BitMar: Low-Bit Multimodal Fusion with Episodic Memory for Edge Devices
2510.10560v1
cs.CL, cs.AI, cs.CV, 68T50, I.2.7
2025-10-15
Авторы:
Euhid Aman, Esteban Carlin, Hsing-Kuo Pao, Giovanni Beltrame, Ghaluh Indah Permata Sari, Yie-Tarng Chen
Abstract
Cross-attention transformers and other multimodal vision-language models
excel at grounding and generation; however, their extensive, full-precision
backbones make it challenging to deploy them on edge devices. Memory-augmented
architectures enhance the utilization of past context; however, most works
rarely pair them with aggressive edge-oriented quantization.
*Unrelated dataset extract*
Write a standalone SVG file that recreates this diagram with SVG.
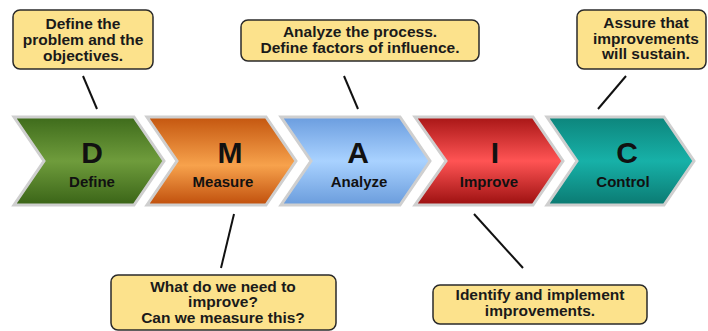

We introduce
BitMar, a quantized multimodal transformer that proposes an external human-like
episodic memory for effective image-text generation on hardware with limited
resources. BitMar utilizes 1.58-bit encoders, one for text (BitNet-style) and
one for vision (DiNOv2-based), to create compact embeddings that are combined
and used to query a fixed-size key-value episodic memory. During vector
retrieval, the BitNet decoder applies per-layer conditioning, which increases
the contextual relevance of generated content. The decoder also employs
attention sinks with a sliding-window mechanism to process long or streaming
inputs under tight memory budgets. The combination of per-layer conditioning
and sliding-window attention achieves a strong quality-speed trade-off,
delivering competitive captioning and multimodal understanding at low latency
with a small model footprint. These characteristics make BitMar well-suited for
edge deployment.